「自分が芸人だったということを隠しているわけではありませんが、誇れるキャリアになっていないので、あまり言ってないだけなんです(笑)」

そう語るのは、第2週までの最高視聴率23.6%と、好調なスタートを切ったNHK連続テレビ小説『とと姉ちゃん』の脚本を手がける西田征史氏(40歳)。彼には“異色の経歴”があった。

西田氏は1990年代半ばに2歳年上の佐野忠宏氏(現・コトブキツカサ)とお笑いコンビ「ピテカンバブー」を結成。当時西田氏は19歳の現役大学生。イケメン芸人で演劇風のコントが得意だった。

時代は『ボキャブラ天国』、通称“ボキャ天”ブーム真っ盛り。しかし、「ピテカンバブー」はその波に乗ることはできなかった。西田氏が振り返る。

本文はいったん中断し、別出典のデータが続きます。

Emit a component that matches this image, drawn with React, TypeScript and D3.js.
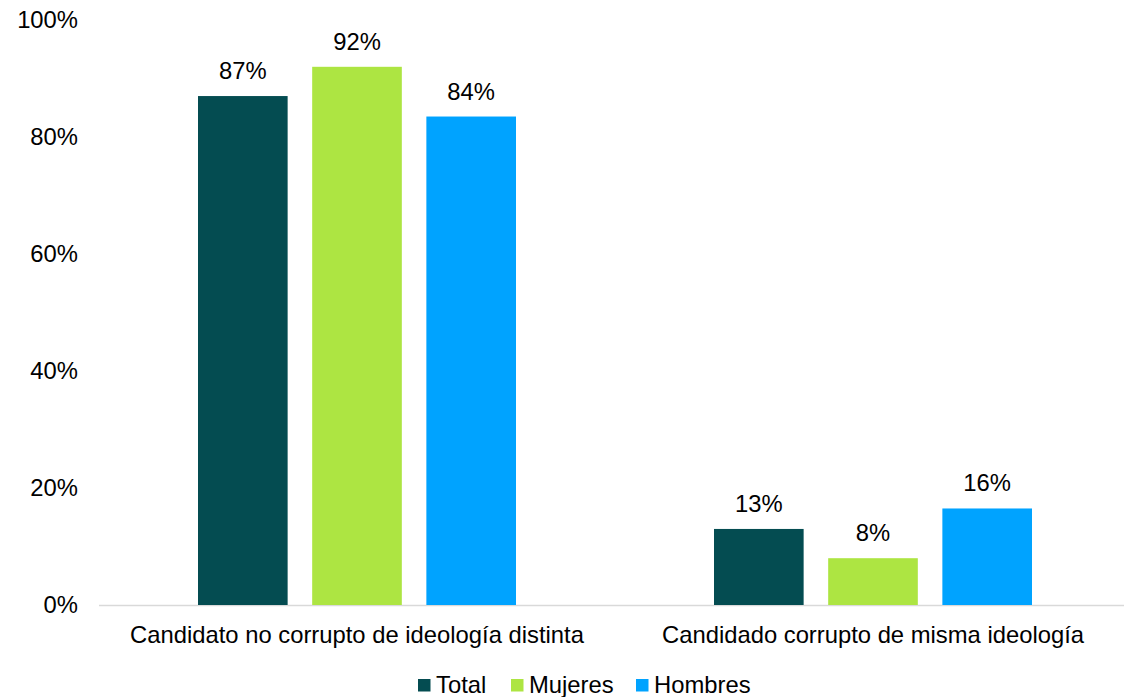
import React from "react";
import * as d3 from "d3";

const categories = ["Candidato no corrupto de ideología distinta", "Candidado corrupto de misma ideología"];
const seriesNames = ["Total", "Mujeres", "Hombres"];
const totalValues = [0.87, 0.13];
const mujeresValues = [0.92, 0.08];
const hombresValues = [0.835, 0.165];
const valueLabels = [["87%", "13%"], ["92%", "8%"], ["84%", "16%"]];
const yTicks = [0, 0.2, 0.4, 0.6, 0.8, 1.0];
const colors = ["#044c51", "#ade542", "#00a3ff"];

const W = 1124;
const H = 697;
const FONT = "'Liberation Sans', Arial, sans-serif";
const FS = 23.8;

export default function App() {
  const series = [totalValues, mujeresValues, hombresValues];
  const x0 = d3.scaleBand<string>().domain(categories).range([99, 1131]).paddingInner(0).paddingOuter(0);
  const x1 = d3.scaleBand<string>().domain(seriesNames).range([-159, 159]).paddingInner(0.215).paddingOuter(0);
  const y = d3.scaleLinear().domain([0, 1]).range([605, 20]);
  const fmt = d3.format(".0%");

  const legendX = [418, 511, 636];

  return (
    <svg width={W} height={H} style={{ position: "absolute", left: 0, top: 0, background: "#fff" }} fontFamily={FONT}>
      {yTicks.map((t) => (
        <text key={t} x={78} y={y(t)} dy="0.35em" textAnchor="end" fontSize={FS} fill="#000">
          {fmt(t)}
        </text>
      ))}
      <line x1={99} x2={1131} y1={y(0) + 0.5} y2={y(0) + 0.5} stroke="#d9d9d9" strokeWidth={1.5} />
      {categories.map((c, ci) => {
        const cx = (x0(c) as number) + x0.bandwidth() / 2;
        return (
          <g key={c}>
            {seriesNames.map((s, si) => {
              const v = series[si][ci];
              const bx = cx + (x1(s) as number);
              return (
                <g key={s}>
                  <rect x={bx} y={y(v)} width={x1.bandwidth()} height={y(0) - y(v)} fill={colors[si]} />
                  <text x={bx + x1.bandwidth() / 2} y={y(v) - 17} textAnchor="middle" fontSize={FS} fill="#000">
                    {valueLabels[si][ci]}
                  </text>
                </g>
              );
            })}
            <text x={cx} y={643} textAnchor="middle" fontSize={FS} fill="#000">
              {c}
            </text>
          </g>
        );
      })}
      {seriesNames.map((s, i) => (
        <g key={s}>
          <rect x={legendX[i]} y={679} width={12.5} height={12.5} fill={colors[i]} />
          <text x={legendX[i] + 18} y={693} fontSize={FS} fill="#000">
            {s}
          </text>
        </g>
      ))}
    </svg>
  );
}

「最初にテレビに出たのが、“生まれてきた赤ちゃんが大人だったら”というネタ。ポマードべったりつけた赤ちゃんが“お父さん!”と出てくる話。すみません、こうやって言うとつまらなさそうですが、それなりに評価はいただいたんですよ(笑)。

ネタは僕がファミレスにこもって書いていました。もともと物語性のある話で笑いを見せていくものが好き。逆に一発ギャグのようなものを作る才能はなかった」

有名芸人に勝ち、番組レギュラーを獲ったことも。それでも、“すべての瞬間に笑いを求められる”お笑い芸人に限界を感じたという。

「ある番組で急に司会者から『はい、じゃあ何か面白いこと言って』と言われて萎縮。それ以降、しゃべるのが怖くなりました。でも、そこで笑いをとるのが芸人、僕はそこまでの能力だったんです」

約5年の活動を経て、24歳のときコンビ解散。その後は物語を描く面白さに目覚めたが、生活は困窮した。

「バイトをやって年収80万円だったことも。30歳までに芽が出なければ、やめようと思っていました」

努力の甲斐あり、次第に西田脚本は業界の評判に。ドラマ『怪物くん』や『信長協奏曲』など話題作を手がけることになるのだ。